The novel focuses on the character of Keith (who escapes the building, but witnesses a man falling from the top), his wife, and some other New Yorkers who wander the streets with him. Keith and these other characters deal with the attack or BURY it. They are all wandering, and in some cases hallucinating.
Keith, at one point, approaches the idea of globalization by imagining the faces of the terrorists who flew into the buildings and asking them WHY they did it. It turns out, according to Keith's hallucination, that the terrorists thought what they were doing was right.
Everyone in the story is trying, somehow, to remove themselves from the past. This is impossible in that the past becomes an indelible part of our lives, even according to the specifics of the PTSD condition. There is grand evidence here, especially in the author's style:
this was the man who would not submit to her need for probing intimacy, overintimacy, the urge to ask, examine, delve, draw things out, trade secrets, tell everything. it was a need that had the body in it, hands, feet, genitals, scummy odors, clotted dirt, even if it was all talk or sleepy murmur.

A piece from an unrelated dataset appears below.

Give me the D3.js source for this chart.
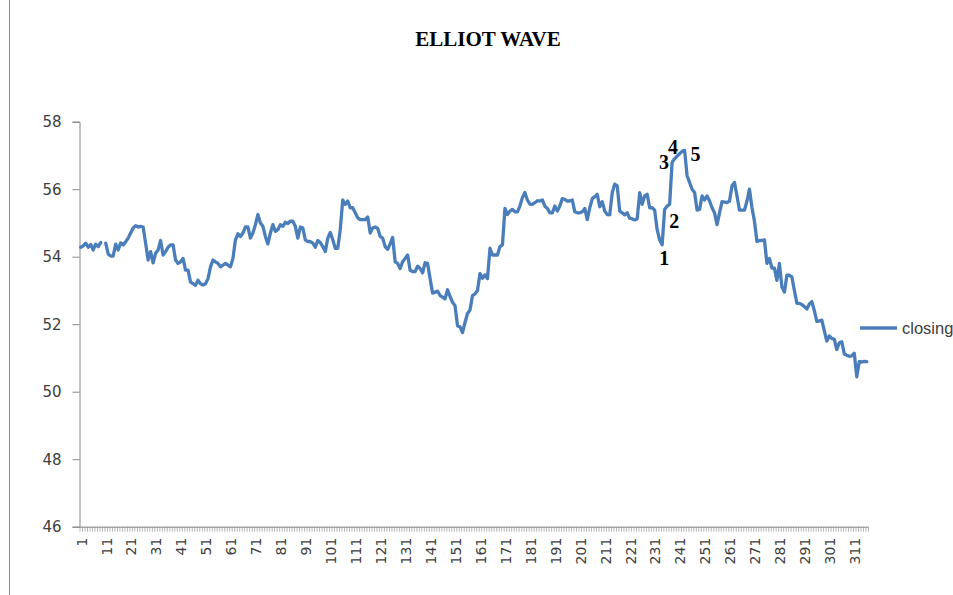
<!DOCTYPE html>
<html>
<head>
<meta charset="utf-8">
<script src="https://cdn.jsdelivr.net/npm/d3@7/dist/d3.min.js"></script>
<style>
  html, body { margin: 0; padding: 0; background: #fff; overflow: hidden; }
  svg { display: block; }
</style>
</head>
<body>
<svg id="chart" width="953" height="595"></svg>
<script>
// Daily closing prices (one value per trading day; null = missing day)
const closing = [
  54.28, 54.32, 54.40, 54.28, 54.36, 54.20, 54.37, 54.30, 54.42, null,
  54.40, 54.08, 54.02, 54.02, 54.37, 54.20, 54.41, 54.35, 54.44, 54.55,
  54.70, 54.85, 54.92, 54.88, 54.90, 54.88, 54.40, 53.90, 54.15, 53.82,
  54.10, 54.20, 54.48, 54.05, 54.15, 54.28, 54.35, 54.35, 53.90, 53.80,
  53.85, 53.95, 53.60, 53.60, 53.25, 53.20, 53.15, 53.30, 53.20, 53.16,
  53.20, 53.35, 53.70, 53.90, 53.85, 53.80, 53.70, 53.75, 53.80, 53.75,
  53.70, 53.95, 54.50, 54.68, 54.60, 54.70, 54.88, 54.88, 54.55, 54.70,
  54.95, 55.25, 55.00, 54.90, 54.60, 54.38, 54.70, 54.95, 54.75, 54.80,
  54.95, 54.90, 55.02, 54.98, 55.05, 55.05, 54.90, 54.55, 54.88, 54.85,
  54.50, 54.45, 54.45, 54.40, 54.28, 54.48, 54.42, 54.30, 54.15, 54.55,
  54.72, 54.50, 54.25, 54.25, 54.80, 55.68, 55.55, 55.65, 55.45, 55.45,
  55.30, 55.15, 55.10, 55.10, 55.10, 55.18, 54.70, 54.85, 54.88, 54.84,
  54.60, 54.55, 54.30, 54.22, 54.38, 54.57, 53.85, 53.80, 53.65, 53.85,
  53.95, 54.05, 53.60, 53.56, 53.56, 53.72, 53.65, 53.52, 53.82, 53.80,
  53.35, 52.92, 52.95, 52.98, 52.85, 52.80, 52.75, 53.02, 52.82, 52.65,
  52.55, 51.95, 51.92, 51.75, 52.05, 52.32, 52.42, 52.85, 52.90, 53.00,
  53.50, 53.36, 53.46, 53.35, 54.25, 54.05, 54.05, 54.05, 54.30, 54.35,
  55.43, 55.25, 55.35, 55.40, 55.33, 55.33, 55.50, 55.75, 55.90, 55.68,
  55.56, 55.55, 55.60, 55.66, 55.65, 55.68, 55.50, 55.43, 55.30, 55.30,
  55.50, 55.35, 55.50, 55.72, 55.70, 55.65, 55.65, 55.68, 55.33, 55.30,
  55.30, 55.33, 55.43, 55.10, 55.45, 55.72, 55.78, 55.85, 55.48, 55.63,
  55.35, 55.25, 55.24, 55.90, 56.15, 56.10, 55.35, 55.30, 55.24, 55.30,
  55.14, 55.12, 55.09, 55.12, 55.90, 55.55, 55.80, 55.85, 55.45, 55.45,
  55.38, 54.80, 54.50, 54.35, 55.40, 55.50, 55.55, 56.80, 56.90, 56.98,
  57.05, 57.12, 57.15, 56.40, 56.20, 56.00, 55.90, 55.38, 55.40, 55.80,
  55.68, 55.80, 55.65, 55.45, 55.30, 54.95, 55.30, 55.63, 55.62, 55.60,
  55.65, 56.10, 56.20, 55.80, 55.38, 55.38, 55.38, 55.65, 56.00, 55.45,
  55.05, 54.45, 54.48, 54.48, 54.50, 53.80, 53.95, 53.66, 53.66, 53.30,
  53.80, 53.10, 52.95, 53.45, 53.45, 53.40, 53.00, 52.62, 52.62, 52.58,
  52.52, 52.45, 52.60, 52.67, 52.40, 52.08, 52.10, 52.12, 51.80, 51.50,
  51.65, 51.58, 51.55, 51.25, 51.45, 51.48, 51.12, 51.08, 51.05, 51.06,
  51.14, 50.44, 50.89, 50.88, 50.90, 50.89
];

// Day numbers along the category axis
const days = closing.map((_, i) => i + 1);

// Every tenth day carries a label
const dayLabels = d3.range(1, days.length + 1, 10);

// Value axis ticks
const yTicks = [46, 48, 50, 52, 54, 56, 58];

// Elliott wave counts and the day each one marks
const waveLabels = ["1", "2", "3", "4", "5"];
const waveDays = [234, 236, 238, 240, 243];

const chartTitle = "ELLIOT WAVE";
const seriesName = "closing";

// ---- layout ----
const plot = { left: 79.5, right: 868, top: 121.7, bottom: 526.7 };
const waveOffsets = [[2, 20], [7, 22], [-8, 7], [-4, -2], [11, 11]];
const lineColor = "#4a7ebb";
const axisColor = "#868686";
const textColor = "#404040";

const svg = d3.select("#chart");

const x = d3.scaleLinear()
  .domain([0.5, days.length + 0.5])
  .range([plot.left, plot.right]);

const y = d3.scaleLinear()
  .domain([46, 58])
  .range([plot.bottom, plot.top]);

// outer chart frame
svg.append("rect")
  .attr("x", 9.5).attr("y", -5)
  .attr("width", 2000).attr("height", 2000)
  .attr("fill", "none")
  .attr("stroke", "#8c8c8c")
  .attr("stroke-width", 1);

// title
svg.append("text")
  .attr("x", 488).attr("y", 46)
  .attr("text-anchor", "middle")
  .attr("font-family", "'Times New Roman', 'Liberation Serif', serif")
  .attr("font-weight", "bold")
  .attr("font-size", 21)
  .attr("fill", "#000")
  .text(chartTitle);

// value axis
const yAxis = svg.append("g")
  .attr("transform", `translate(${plot.left},0)`)
  .call(d3.axisLeft(y).tickValues(yTicks).tickSize(7).tickPadding(11).tickFormat(d3.format("d")));
yAxis.select(".domain").attr("stroke", axisColor);
yAxis.selectAll(".tick line").attr("stroke", axisColor);
yAxis.selectAll(".tick text")
  .attr("font-family", "'DejaVu Sans', sans-serif")
  .attr("font-size", 15)
  .attr("fill", textColor);

// category axis: a tick between every pair of days
const xTickAxis = svg.append("g")
  .attr("transform", `translate(0,${plot.bottom})`)
  .call(d3.axisBottom(x)
    .tickValues(d3.range(0.5, days.length + 1, 1))
    .tickSize(5)
    .tickSizeOuter(0)
    .tickFormat(""));
xTickAxis.select(".domain").attr("stroke", axisColor);
xTickAxis.selectAll(".tick line").attr("stroke", axisColor).attr("stroke-width", 0.6);

// category labels, rotated
const xLabelAxis = svg.append("g")
  .attr("transform", `translate(0,${plot.bottom})`)
  .call(d3.axisBottom(x).tickValues(dayLabels).tickSize(0).tickFormat(d3.format("d")));
xLabelAxis.select(".domain").remove();
xLabelAxis.selectAll(".tick text")
  .attr("font-family", "'DejaVu Sans', sans-serif")
  .attr("font-size", 14)
  .attr("fill", textColor)
  .attr("text-anchor", "end")
  .attr("transform", "rotate(-90)")
  .attr("x", -11)
  .attr("y", 0)
  .attr("dy", "0.38em");

// price line
const line = d3.line()
  .defined(d => d.v !== null)
  .x(d => x(d.day))
  .y(d => y(d.v));

const series = days.map((day, i) => ({ day, v: closing[i] }));

svg.append("path")
  .datum(series)
  .attr("fill", "none")
  .attr("stroke", lineColor)
  .attr("stroke-width", 3.3)
  .attr("stroke-linejoin", "round")
  .attr("stroke-linecap", "round")
  .attr("d", line);

// wave count annotations
svg.append("g").selectAll("text")
  .data(waveLabels)
  .join("text")
  .attr("x", (d, i) => x(waveDays[i]) + waveOffsets[i][0])
  .attr("y", (d, i) => y(closing[waveDays[i] - 1]) + waveOffsets[i][1])
  .attr("text-anchor", "middle")
  .attr("font-family", "'Times New Roman', 'Liberation Serif', serif")
  .attr("font-weight", "bold")
  .attr("font-size", 20)
  .attr("fill", "#000")
  .text(d => d);

// legend
const legend = svg.append("g").attr("transform", "translate(860,328)");
legend.append("line")
  .attr("x1", 0).attr("x2", 37)
  .attr("y1", 0).attr("y2", 0)
  .attr("stroke", lineColor)
  .attr("stroke-width", 3.3);
legend.append("text")
  .attr("x", 42).attr("y", 0)
  .attr("dy", "0.35em")
  .attr("font-family", "'Liberation Sans', Arial, sans-serif")
  .attr("font-size", 16.5)
  .attr("fill", textColor)
  .text(seriesName);
</script>
</body>
</html>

In conclusion, we must say that this novel remains a circle of trauma. This is trauma that can and does still affect the WHOLE GLOBE (hence globalization). This not only involves the memory of September 11th, but also of any attack of PTSD for anyone, anywhere. Unfortunately, the severity of PTSD is a circle. Keith begins the story broken, battered, and bleeding. Keith ENDS the story broken, battered, and bleeding: the same character wandering the New York streets.